Griest notes however that the faults in the filters are not the only problem
students are encountering as filters are unilaterally released upon the
school system. An unintended effect of the filters has been a widening gap
in access to information between those who have access to the Internet at
home and those who must access it through public computers.


“Students who have enough money, who have resources, can always go home and
get on their own personal computer without a filter and do what they need to
do, but students with more limited resources don’t have that option, and
that tends to affect minority students,” said Griest.
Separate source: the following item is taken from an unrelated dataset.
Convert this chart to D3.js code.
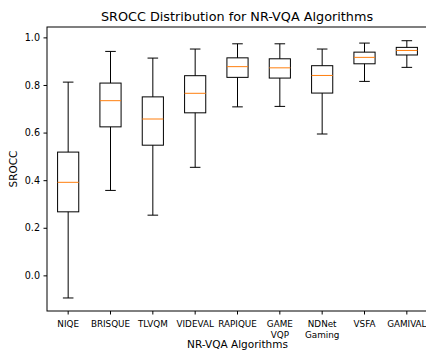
<!DOCTYPE html>
<html><head><meta charset="utf-8">
<script src="https://cdn.jsdelivr.net/npm/d3@7"></script>
<style>body{margin:0;background:#fff}svg{display:block}text{font-family:"DejaVu Sans",sans-serif}</style>
</head><body>
<script>
const categories = ["NIQE","BRISQUE","TLVQM","VIDEVAL","RAPIQUE","GAME\nVQP","NDNet\nGaming","VSFA","GAMIVAL"];
const whiskerLow = [-0.095,0.357,0.253,0.454,0.708,0.710,0.594,0.815,0.874];
const q1 =        [0.267,0.624,0.547,0.683,0.832,0.829,0.766,0.889,0.926];
const median =    [0.391,0.734,0.657,0.765,0.877,0.872,0.840,0.916,0.945];
const q3 =        [0.518,0.808,0.750,0.839,0.914,0.910,0.881,0.938,0.958];
const whiskerHigh=[0.812,0.941,0.913,0.951,0.973,0.973,0.951,0.976,0.986];
const yTicks = [0.0,0.2,0.4,0.6,0.8,1.0];

const W=426,H=352;
const L=47,T=27,R=428,B=311;
const svg=d3.select("body").append("svg").attr("width",W).attr("height",H);
const x=d3.scaleBand().domain(d3.range(categories.length)).range([L,R]).paddingInner(0).paddingOuter(0);
const y=d3.scaleLinear().domain([-0.1497,1.0436]).range([B,T]);
const bw=x.bandwidth()*0.5, cw=bw*0.5;

const g=svg.append("g");
categories.forEach((c,i)=>{
  const cx=x(i)+x.bandwidth()/2;
  const gg=g.append("g").attr("stroke","#000").attr("stroke-width",1).attr("fill","none");
  gg.append("line").attr("x1",cx).attr("x2",cx).attr("y1",y(whiskerLow[i])).attr("y2",y(q1[i]));
  gg.append("line").attr("x1",cx).attr("x2",cx).attr("y1",y(q3[i])).attr("y2",y(whiskerHigh[i]));
  gg.append("line").attr("x1",cx-cw/2).attr("x2",cx+cw/2).attr("y1",y(whiskerLow[i])).attr("y2",y(whiskerLow[i]));
  gg.append("line").attr("x1",cx-cw/2).attr("x2",cx+cw/2).attr("y1",y(whiskerHigh[i])).attr("y2",y(whiskerHigh[i]));
  gg.append("rect").attr("x",cx-bw/2).attr("width",bw).attr("y",y(q3[i])).attr("height",y(q1[i])-y(q3[i]));
  gg.append("line").attr("x1",cx-bw/2).attr("x2",cx+bw/2).attr("y1",y(median[i])).attr("y2",y(median[i])).attr("stroke","#ff7f0e");
});

// axes
const ya=svg.append("g").attr("transform",`translate(${L},0)`).call(d3.axisLeft(y).tickValues(yTicks).tickFormat(d3.format(".1f")).tickSize(3.5).tickPadding(3.5));
ya.select(".domain").remove();
ya.selectAll("text").attr("font-size",9.6).attr("fill","#000").attr("font-family","DejaVu Sans");
ya.selectAll("line").attr("stroke","#000");
const xa=svg.append("g").attr("transform",`translate(0,${B})`).call(d3.axisBottom(x).tickFormat("").tickSize(3.5));
xa.select(".domain").remove();
xa.selectAll("line").attr("stroke","#000");
xa.selectAll(".tick").each(function(d){
  const lines=categories[d].split("\n");
  const t=d3.select(this).append("text").attr("fill","#000").attr("font-size",8.8).attr("text-anchor","middle").attr("font-family","DejaVu Sans");
  lines.forEach((s,k)=>t.append("tspan").attr("x",0).attr("y",16+k*10.5).text(s));
});
// spines
svg.append("rect").attr("x",L).attr("y",T).attr("width",R-L).attr("height",B-T).attr("fill","none").attr("stroke","#000").attr("stroke-width",1);

svg.append("text").attr("x",237).attr("y",21).attr("text-anchor","middle").attr("font-size",12.8).text("SROCC Distribution for NR-VQA Algorithms");
svg.append("text").attr("x",237.5).attr("y",348).attr("text-anchor","middle").attr("font-size",10.5).text("NR-VQA Algorithms");
svg.append("text").attr("transform",`translate(16.5,${(T+B)/2}) rotate(-90)`).attr("text-anchor","middle").attr("font-size",10.5).text("SROCC");
</script>
</body></html>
Statistics tend to agree with Griest. According to recent research
released by the National
Telecommunications and Information Administration
, despite a higher
growth rate in Internet use among Blacks and Hispanics in recent years,
these communities still remain far behind White and Asian populations in
home access to the Internet, especially among those earning less than
$35,000.


David Burt also sees filters creating a digital divide, but differs on
exactly where the dividing line occurs.


“Students that are required to use an Internet that is unfiltered don’t get
any protection, so I think there is some unfairness if you give unfiltered
access to children.”


According to Donna Lieberman, executive director of the New York Civil Liberties Union, protection
is not necessarily the issue at hand.


“Imposing a filtering requirement on the public schools as a condition of
funding is a thinly veiled attempt at censorship and is fundamentally at
odds with the essence of the Internet, which is an amazing vehicle to make
huge arrays of information available to people, including school children,”
said Lieberman.


The executive director notes that the requirement displays a profound
disrespect for teachers and their ability to make decisions about how access
is regulated, as well as diminishing the students by undermining critical
thinking and inquiry.


Burt takes issue with the idea that CIPA is mandated, noting that is in
essence an offer from which schools are free to opt out.


Although the vast majority of schools have accepted CIPA’s requirements,
some schools indeed have chosen not to filter the content and simply deal
with the consequences.


The Eugene school district, located in Oregon, has chosen to forgo the
e-rate funds. According to Les Moore, director of computing and information
services for the Eugene school district, the move comes as a result of
discussion among an Internet Guidelines Committee with teachers and
administrators from elementary, middle and high schools, as well as
students, parents and central office personnel.


“The committee’s conclusion was that filtering is imperfect both in terms of
not filtering all undesirable sites and filtering legitimate sites,” said
Moore. “Therefore it gives a false sense of security and limits some valid
research. More importantly, the committee believes it is best to teach
responsible use and supervise.”


Moore admits, however, that the loss of the e-rate funds will not be of
great harm to the district. Because the school has not to date qualified or
received any e-rate funds for internal connections, they aren’t losing any
funds there. Additionally the Eugene school district is part of a consortium
that purchases Internet access and will only end up foregoing about $7,000
this year by not complying with CIPA. The loss in this case would probably
be less than the purchase, installation and administration of a
Web-filtering package.


This case, however, appears to be the anomaly, especially among larger
school districts where e-rate funds can be very significant.


Moore expects the debate to continue in his own district, both on moral and
financial grounds.


“If it becomes either a serious financial issue or we feel that we can no
longer supervise students effectively and students are accessing
inappropriate material, then we have the option of changing our decision in
the future,” said Moore.


Teachers, students, and parents will join the Free Expression Policy
Project, ACLU, and other civil liberties groups tomorrow in sponsoring
concurrent “Back to School Censorship” press events in Boston, San
Francisco, and New York to protest Web filtering.